Thursday, June 17, 2010

Buddhist Geeks - On Enlightenment: An Interview with Shinzen Young

Shinzen Young is one of my favorite teachers (thanks to ~C4Chaos) - so this interview is cool to read. Below the interview I'll post a couple of his videos so you can get a sense of his teachings - if you aren't already familiar with him.

On Enlightenment: An Interview with Shinzen Young

On Enlightenment: An Interview with Shinzen Young

16. Jun, 2010 by Shinzen Young and Har-Prakash Khalsa

Har-Prakash Khalsa: Given that, in your own words, “enlightenment is a multi-faceted jewel”, is there a description of enlightenment that you like?

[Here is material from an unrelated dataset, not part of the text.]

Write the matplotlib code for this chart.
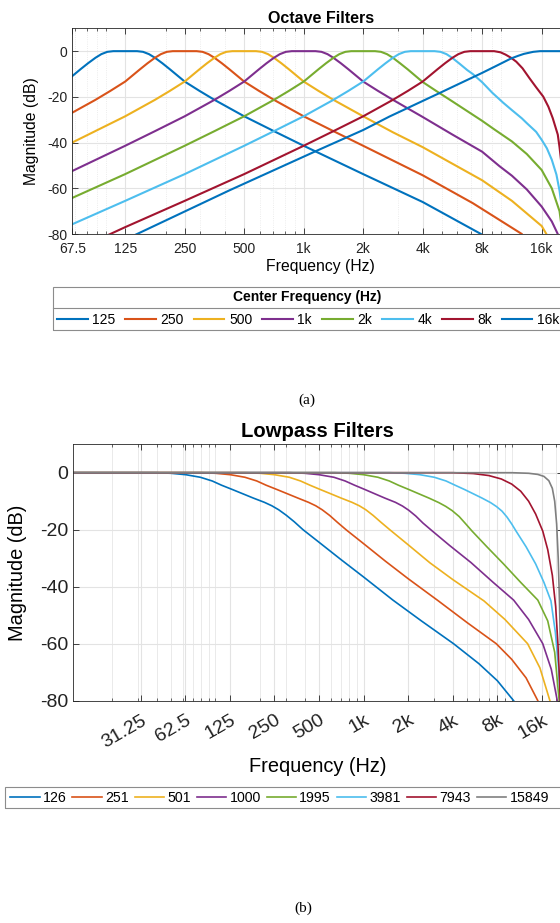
import matplotlib
matplotlib.use('Agg')
import matplotlib.pyplot as plt
from matplotlib.ticker import FixedLocator, FixedFormatter, LogLocator, NullFormatter
from matplotlib.lines import Line2D
from matplotlib.patches import Rectangle

plt.rcParams['font.family'] = ['Liberation Sans', 'DejaVu Sans']
plt.rcParams['axes.unicode_minus'] = False

# ---- (a) octave filters: frequency (Hz) / magnitude (dB) ----
oct_labels = ['125', '250', '500', '1k', '2k', '4k', '8k', '16k']

oct_125_f = [62.5, 74.3, 81.05, 88.4, 94.7, 101.5, 108.8, 125, 143.6, 153.9, 164.9, 176.8, 192.8,
             210.2, 250, 297.3, 353.6, 500, 707.1, 1000, 2000, 4000, 7890, 12000]
oct_125_db = [-13.3, -7.9, -5.3, -2.9, -1.3, -0.3, 0, 0, 0, -0.3, -1.3, -2.9, -5.3,
              -7.9, -13.3, -17.4, -21.3, -28.5, -35.0, -41.4, -53.8, -66.0, -80.0, -95.0]

oct_250_f = [62.5, 88.4, 105.1, 125, 148.7, 162.1, 176.8, 189.5, 203.1, 217.6, 250, 287.2, 307.8,
             329.9, 353.6, 385.5, 420.4, 500, 594.6, 707.1, 1000, 1414, 2000, 4000, 7170, 12700,
             16000]
oct_250_db = [-28.5, -21.3, -17.4, -13.3, -7.9, -5.3, -2.9, -1.3, -0.3, 0, 0, 0, -0.3,
              -1.3, -2.9, -5.3, -7.9, -13.3, -17.4, -21.3, -28.5, -35.0, -41.4, -54.3, -66.5, -80.0,
              -95.0]

oct_500_f = [62.5, 125, 176.8, 210.2, 250, 297.3, 324.2, 353.6, 378.9, 406.1, 435.3, 500, 574.4,
             615.6, 659.8, 707.1, 771.1, 840.9, 1000, 1189, 1414, 2000, 2828, 4000, 8000, 11314,
             16000, 16900, 19000]
oct_500_db = [-41.4, -28.5, -21.3, -17.4, -13.3, -7.9, -5.3, -2.9, -1.3, -0.3, 0, 0, 0,
              -0.3, -1.3, -2.9, -5.3, -7.9, -13.3, -17.4, -21.3, -28.5, -35.5, -42.0, -56.5, -65.5,
              -76.5, -80.0, -95.0]

oct_1k_f = [62.5, 125, 176.8, 250, 353.6, 420.4, 500, 594.6, 648.4, 707.1, 757.9, 812.3, 870.6,
            1000, 1148.7, 1231, 1319.5, 1414, 1542, 1681.8, 2000, 2378, 2828, 4000, 5657, 8000,
            9780, 11314, 13454, 16000, 18000, 19300, 21000]
oct_1k_db = [-53.8, -41.4, -35.0, -28.5, -21.3, -17.4, -13.3, -7.9, -5.3, -2.9, -1.3, -0.3, 0,
             0, 0, -0.3, -1.3, -2.9, -5.3, -7.9, -13.3, -17.4, -21.3, -28.8, -36.5, -44.0,
             -50.3, -54.5, -60.5, -68.0, -74.5, -80.0, -95.0]

oct_2k_f = [62.5, 125, 250, 353.6, 500, 707.1, 840.9, 1000, 1189, 1297, 1414, 1516, 1625, 1741,
            2000, 2297, 2462, 2639, 2828, 3084, 3364, 4000, 4757, 5657, 8000, 9240, 11314, 13454,
            16000, 18000, 19700, 21000]
oct_2k_db = [-65.5, -53.8, -41.4, -35.0, -28.5, -21.3, -17.4, -13.3, -7.9, -5.3, -2.9, -1.3, -0.3, 0,
             0, 0, -0.3, -1.3, -2.9, -5.4, -8.0, -13.5, -17.8, -22.0, -30.5, -34.3, -39.5, -45.0,
             -52.0, -60.0, -70.0, -88.0]

oct_4k_f = [62.5, 125, 250, 500, 707.1, 1000, 1414, 1682, 2000, 2378, 2594, 2828, 3031, 3249,
            3482, 4000, 4595, 4925, 5278, 5657, 6169, 6727, 7170, 8000, 9000, 10200, 11314, 12700,
            13454, 15000, 16000, 17000, 18000, 19000, 19700, 20500, 21000]
oct_4k_db = [-77.0, -65.5, -53.8, -41.4, -35.0, -28.5, -21.3, -17.4, -13.3, -7.9, -5.3, -2.9, -1.3,
             -0.3, 0, 0, 0, -0.3, -1.3, -3.0, -5.6, -8.3, -10.0, -13.6, -18.2, -22.5, -25.8, -29.4,
             -31.5, -35.3, -38.8, -42.5, -47.5, -54.0, -61.0, -72.0, -85.0]

oct_8k_f = [88.4, 125, 250, 500, 1000, 1414, 2000, 2828, 3364, 4000, 4757, 5187, 5657, 6063, 6498,
            6964, 8000, 9190, 9900, 10500, 11200, 11900, 12800, 13900, 15000, 16300, 17300, 18200,
            19300, 19700, 20500, 21500]
oct_8k_db = [-83.0, -77.0, -65.5, -53.8, -41.4, -35.0, -28.5, -21.3, -17.4, -13.3, -7.9, -5.3,
             -2.9, -1.3, -0.3, 0, 0, 0, -0.5, -1.5, -2.9, -4.6, -7.5, -11.9, -15.8, -19.9, -24.3,
             -29.3, -36.5, -42.0, -55.0, -90.0]

oct_16k_f = [125, 143.6, 421, 1135, 2000, 2717, 4850, 8000, 9500, 11200, 12200, 13000, 14500,
             15700, 18000, 22050]
oct_16k_db = [-82.5, -80.0, -60.9, -44.0, -34.5, -28.6, -18.4, -9.5, -6.3, -3.2, -2.0, -1.2, -0.3,
              0, 0, 0]

# ---- (b) lowpass filters ----
lp_labels = ['126', '251', '501', '1000', '1995', '3981', '7943', '15849']

lp_126_f = [10.9, 40, 50, 63, 79, 95, 110, 130, 153, 180, 214, 240, 267, 300, 340, 390, 500, 700,
            1000, 1577, 2455, 4048, 6000, 8000, 10300, 12000]
lp_126_db = [0, 0, -0.2, -0.7, -1.6, -2.9, -4.4, -5.9, -7.4, -8.9, -10.4, -11.6, -13.0, -14.9,
             -17.2, -20.0, -24.4, -30.4, -36.6, -44.7, -52.0, -60.0, -67.0, -73.0, -80.0, -86.0]

lp_251_f = [10.9, 80, 100, 126, 158, 190, 220, 260, 306, 360, 425, 475, 525, 590, 665, 765, 1000,
            1400, 2000, 3200, 5000, 7860, 10000, 12500, 15000, 16500]
lp_251_db = [0, 0, -0.2, -0.7, -1.6, -2.9, -4.4, -5.9, -7.4, -8.9, -10.4, -11.6, -13.0, -15.0,
             -17.4, -20.1, -24.9, -31.0, -37.2, -45.0, -52.6, -60.0, -65.5, -72.0, -80.0, -86.0]

lp_501_f = [10.9, 160, 200, 250, 315, 375, 435, 510, 600, 705, 835, 935, 1035, 1160, 1310, 1510,
            2000, 2800, 4000, 6500, 9000, 12800, 15500, 18100, 19000]
lp_501_db = [0, 0, -0.2, -0.7, -1.6, -2.9, -4.4, -5.9, -7.4, -8.9, -10.4, -11.6, -13.0, -15.0,
             -17.4, -20.1, -25.3, -31.6, -37.5, -45.0, -51.5, -60.0, -68.5, -80.0, -86.0]

lp_1000_f = [10.9, 320, 400, 500, 630, 750, 870, 1020, 1190, 1390, 1640, 1830, 2020, 2250, 2520,
             2900, 3800, 5300, 7500, 10300, 13000, 16200, 18500, 20300, 21000]
lp_1000_db = [0, 0, -0.2, -0.7, -1.6, -2.9, -4.4, -5.9, -7.4, -8.9, -10.4, -11.7, -13.2, -15.2,
              -17.7, -20.4, -25.5, -31.5, -38.5, -44.7, -51.5, -60.0, -69.0, -80.0, -87.0]

lp_1995_f = [10.9, 640, 800, 1000, 1250, 1490, 1720, 2020, 2360, 2760, 3220, 3580, 3960, 4420,
             4880, 5400, 6800, 8800, 11500, 15000, 17500, 19500, 20900, 21500]
lp_1995_db = [0, 0, -0.2, -0.7, -1.6, -2.9, -4.4, -5.9, -7.4, -8.9, -10.5, -11.8, -13.3, -15.4,
              -17.9, -20.5, -26.0, -32.0, -38.5, -44.7, -52.0, -63.0, -80.0, -88.0]

lp_3981_f = [10.9, 1500, 1900, 2400, 3000, 3600, 4150, 4800, 5500, 6300, 7200, 7900, 8600, 9300,
             10000, 10700, 12500, 14500, 16500, 18400, 19700, 20600, 21300, 21800]
lp_3981_db = [0, 0, -0.2, -0.7, -1.6, -2.9, -4.4, -5.9, -7.4, -8.9, -10.5, -11.9, -13.5, -15.6,
              -18.0, -20.5, -26.0, -32.0, -38.5, -45.0, -56.0, -67.0, -80.0, -90.0]

lp_7943_f = [10.9, 4000, 5500, 7000, 8500, 10000, 11500, 13000, 14500, 16200, 17500, 18800, 19800,
             20500, 21000, 21400, 21700]
lp_7943_db = [0, 0, -0.3, -1.0, -2.2, -4.0, -6.5, -10.0, -14.5, -20.5, -27.0, -36.0, -47.0, -60.0,
              -72.0, -85.0, -95.0]

lp_15849_f = [10.9, 10000, 13000, 15000, 16500, 17800, 18800, 19500, 20100, 20600, 21000, 21400,
              21700]
lp_15849_db = [0, 0, -0.2, -0.6, -1.3, -2.8, -5.5, -10.0, -18.0, -30.0, -45.0, -65.0, -90.0]

matlab = ['#0072BD', '#D95319', '#EDB120', '#7E2F8E', '#77AC30', '#4DBEEE', '#A2142F']

W, H = 560, 923


def fx(px):
    return px / W


def fy(py):
    return 1 - py / H


def style_axes(ax, minor_style, tick_size):
    ax.set_xscale('log')
    ax.set_ylim(-80, 10)
    ax.set_yticks([-80, -60, -40, -20, 0])
    ax.xaxis.set_minor_locator(LogLocator(base=10, subs=range(1, 10), numticks=20))
    ax.xaxis.set_minor_formatter(NullFormatter())
    ax.grid(True, which='major', color='#e3e3e3', lw=0.8)
    ax.grid(True, which='minor', color='#e6e6e6', lw=0.6, linestyle=minor_style)
    ax.set_axisbelow(True)
    ax.tick_params(which='both', direction='in', top=True, right=True, colors='#262626',
                   labelsize=tick_size, labelcolor='#222222')
    ax.tick_params(which='major', length=4, width=0.6)
    ax.tick_params(which='minor', length=2, width=0.5)
    for s in ax.spines.values():
        s.set_color('#262626')
        s.set_linewidth(0.6)


def boxed_legend(fig, handles, labels, x0, x1, y0, y1, entry_x, entry_y, size,
                 title=None, title_y=None, sep_y=None, **kw):
    fig.add_artist(Rectangle((fx(x0), fy(y1)), fx(x1) - fx(x0), (y1 - y0) / H,
                             transform=fig.transFigure, fill=False, edgecolor='#8c8c8c', lw=0.8))
    if title:
        fig.text(fx((x0 + x1) / 2), fy(title_y), title, ha='center', va='center',
                 fontsize=size, fontweight='bold')
        fig.add_artist(Line2D([fx(x0), fx(x1)], [fy(sep_y)] * 2, transform=fig.transFigure,
                              color='#8c8c8c', lw=0.8))
    fig.legend(handles, labels, loc='center left', bbox_to_anchor=(fx(entry_x), fy(entry_y)),
               ncol=len(labels), frameon=False, fontsize=size, borderpad=0, borderaxespad=0, **kw)


def make_plot():
    fig = plt.figure(figsize=(W / 100, H / 100), dpi=100)

    # (a)
    ax = fig.add_axes([fx(72.3), fy(234), (569.2 - 72.3) / W, (234 - 28.3) / H])
    oct_f = [oct_125_f, oct_250_f, oct_500_f, oct_1k_f, oct_2k_f, oct_4k_f, oct_8k_f, oct_16k_f]
    oct_db = [oct_125_db, oct_250_db, oct_500_db, oct_1k_db, oct_2k_db, oct_4k_db, oct_8k_db,
              oct_16k_db]
    lines = []
    for i, (f, db) in enumerate(zip(oct_f, oct_db)):
        ln, = ax.plot(f, db, color=matlab[i % 7], lw=1.5)
        lines.append(ln)
    style_axes(ax, ':', 10)
    ax.set_xlim(67.5, 22050)
    ticks = [67.5, 125, 250, 500, 1000, 2000, 4000, 8000, 16000]
    ax.xaxis.set_major_locator(FixedLocator(ticks))
    ax.xaxis.set_major_formatter(FixedFormatter(['67.5', '125', '250', '500', '1k', '2k', '4k',
                                                 '8k', '16k']))
    ax.tick_params(axis='x', pad=6)
    ax.set_title('Octave Filters', fontsize=11.5, fontweight='bold', pad=4)
    ax.set_xlabel('Frequency (Hz)', fontsize=11.3, labelpad=2)
    ax.set_ylabel('Magnitude (dB)', fontsize=11.3, labelpad=6)

    boxed_legend(fig, lines, oct_labels, 53, 562, 286.7, 330, 57, 320, 10,
                 title='Center Frequency (Hz)', title_y=297.3, sep_y=308.3,
                 handlelength=2.2, handletextpad=0.33, columnspacing=0.72)
    fig.text(fx(307), fy(400.5), '(a)', ha='center', va='center', fontsize=11,
             family='Liberation Serif')

    # (b)
    bx = fig.add_axes([fx(72.9), fy(700.7), (562.6 - 72.9) / W, (700.7 - 444.2) / H])
    lp_f = [lp_126_f, lp_251_f, lp_501_f, lp_1000_f, lp_1995_f, lp_3981_f, lp_7943_f, lp_15849_f]
    lp_db = [lp_126_db, lp_251_db, lp_501_db, lp_1000_db, lp_1995_db, lp_3981_db, lp_7943_db,
             lp_15849_db]
    lp_colors = matlab + ['#808080']
    lp_lines = []
    for f, db, c in zip(lp_f, lp_db, lp_colors):
        ln, = bx.plot(f, db, color=c, lw=1.2)
        lp_lines.append(ln)
    style_axes(bx, '-', 14)
    bx.set_xlim(10.9, 22050)
    bticks = [31.25, 62.5, 125, 250, 500, 1000, 2000, 4000, 8000, 16000]
    bx.xaxis.set_major_locator(FixedLocator(bticks))
    bx.xaxis.set_major_formatter(FixedFormatter(['31.25', '62.5', '125', '250', '500', '1k', '2k',
                                                 '4k', '8k', '16k']))
    bx.tick_params(axis='x', pad=8)
    for lab in bx.get_xticklabels():
        lab.set_rotation(30)
        lab.set_ha('right')
        lab.set_rotation_mode('anchor')
    bx.set_title('Lowpass Filters', fontsize=14.6, fontweight='bold', pad=5)
    bx.set_xlabel('Frequency (Hz)', fontsize=14.4, labelpad=4)
    bx.set_ylabel('Magnitude (dB)', fontsize=14.4, labelpad=9)

    boxed_legend(fig, lp_lines, lp_labels, 5, 562, 787, 808, 10, 797.5, 10.2,
                 handlelength=2.1, handletextpad=0.22, columnspacing=0.4)
    fig.text(fx(303), fy(908), '(b)', ha='center', va='center', fontsize=11,
             family='Liberation Serif')

    fig.savefig('out.png', dpi=100)


if __name__ == '__main__':
    make_plot()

Shinzen Young: In this regard I tend to go towards my Buddhist background. Scholastic Theravada Buddhism says that three things go away at the initial experience of enlightenment. It’s very significant that it’s put in terms of an elimination process; something goes away, rather than an attainment, a “getting” of something. So enlightenment is not yet another thing that you have to get. And meditation as a path to enlightenment could be described as merely setting the stage for Nature/Grace to eliminate from you what needs to be eliminated.

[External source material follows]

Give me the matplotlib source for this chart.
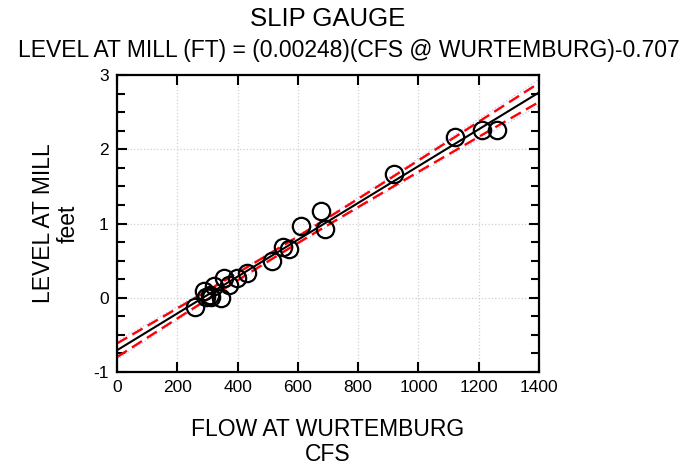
import numpy as np
import matplotlib
matplotlib.use('Agg')
import matplotlib.pyplot as plt
from matplotlib.ticker import MultipleLocator

plt.rcParams['font.family'] = ['Liberation Sans', 'DejaVu Sans']
plt.rcParams['axes.unicode_minus'] = False

# Datos
cfs = [260, 289, 296, 307, 313, 322, 344, 354, 370, 398, 432,
       514, 552, 569, 609, 676, 690, 919, 1120, 1211, 1262]
nivel = [-0.12, 0.09, 0.01, 0.04, 0.01, 0.16, 0.00, 0.26, 0.17, 0.27, 0.34,
         0.50, 0.68, 0.66, 0.96, 1.17, 0.92, 1.67, 2.17, 2.26, 2.26]

pendiente = 0.00248
intercepto = -0.707

x = np.array(cfs, dtype=float)
y = np.array(nivel, dtype=float)
n = len(x)

# Bandas de confianza alrededor de la recta
xs = np.linspace(0, 1400, 200)
ys = pendiente * xs + intercepto
resid = y - (pendiente * x + intercepto)
s = np.sqrt(np.sum(resid ** 2) / (n - 2))
sxx = np.sum((x - x.mean()) ** 2)
se = s * np.sqrt(1.0 / n + (xs - x.mean()) ** 2 / sxx)
t95 = 2.093
t99 = 2.861

fig = plt.figure(figsize=(6.94, 4.66), dpi=100)
ax = fig.add_axes([0.1686, 0.2017, 0.6081, 0.6373])

ax.plot(xs, ys + t99 * se, color='#c4c4ff', linestyle=':', linewidth=0.9)
ax.plot(xs, ys - t99 * se, color='#c4c4ff', linestyle=':', linewidth=0.9)
ax.plot(xs, ys, color='black', linewidth=1.5)
ax.plot(xs, ys + t95 * se, color='red', linestyle=(0, (5, 2.5)), linewidth=1.7)
ax.plot(xs, ys - t95 * se, color='red', linestyle=(0, (5, 2.5)), linewidth=1.7)
ax.plot(x, y, linestyle='none', marker='o', markersize=12.5, markerfacecolor='none',
        markeredgecolor='black', markeredgewidth=1.6)

ax.set_xlim(0, 1400)
ax.set_ylim(-1, 3)
ax.xaxis.set_major_locator(MultipleLocator(200))
ax.yaxis.set_major_locator(MultipleLocator(1))
ax.yaxis.set_minor_locator(MultipleLocator(0.25))
ax.tick_params(which='both', direction='in', top=True, right=True, labelsize=12.5, width=1.5)
ax.tick_params(which='major', length=7, pad=6)
ax.tick_params(which='minor', length=6)
ax.grid(True, which='major', color='#d0d0d0', linestyle=':', linewidth=0.9)
for sp in ax.spines.values():
    sp.set_linewidth(1.6)

ax.set_xlabel('FLOW AT WURTEMBURG\nCFS', fontsize=16.5, labelpad=16, linespacing=1.12)
ax.set_ylabel('LEVEL AT MILL\nfeet', fontsize=16.5, labelpad=10, linespacing=1.05)

fig.text(328 / 694, 1 - 19 / 466, 'SLIP GAUGE', fontsize=18.5, ha='center', va='center')
fig.text(349 / 694, 1 - 50 / 466, 'LEVEL AT MILL (FT) = (0.00248)(CFS @ WURTEMBURG)-0.707',
         fontsize=16.5, ha='center', va='center')

fig.savefig('out.png', dpi=100)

The technical terms in Pali for the three things that go away are “sakkaya-ditthi”, “vicikiccha”, and “silabbata-paramasa”. Sakkaya-ditthi is the most important. Sakkaya-ditthi is the perception that there is an entity, a thing inside us called a self. That goes away.

HPK: When you say “the perception that a thing inside us called a self” goes away, do you mean completely away?

SZY: The ambiguity is the word perception. The actual word is ditti in Pali, or drishti in Sanskrit, which I think you know means “view”, literally. In this context ditti or drishti refers to a fundamental paradigm, or concept about something. So in this case perception is perhaps not the best word. It’s more like the fundamental conviction that there is a thing inside us called a self disappears. According to the traditional formulation after enlightenment that never comes back. However, if by perception of self we mean momentarily being caught in one’s sense of self, that happens to enlightened people over and over again, but less and less as enlightenment deepens and matures.

According to the traditional formulation between the initial enlightenment experience where you see there is no “thing” called a self in me or in anyone else and the full unfolding of that, there are four stages you pass through. As you go through those stages you get caught in the self a gazillion times, in a sense just like anyone else, but not like anyone else. Because even while you’re caught in it, the fundamental paradigm that this is a real thing that I’m caught in is gone.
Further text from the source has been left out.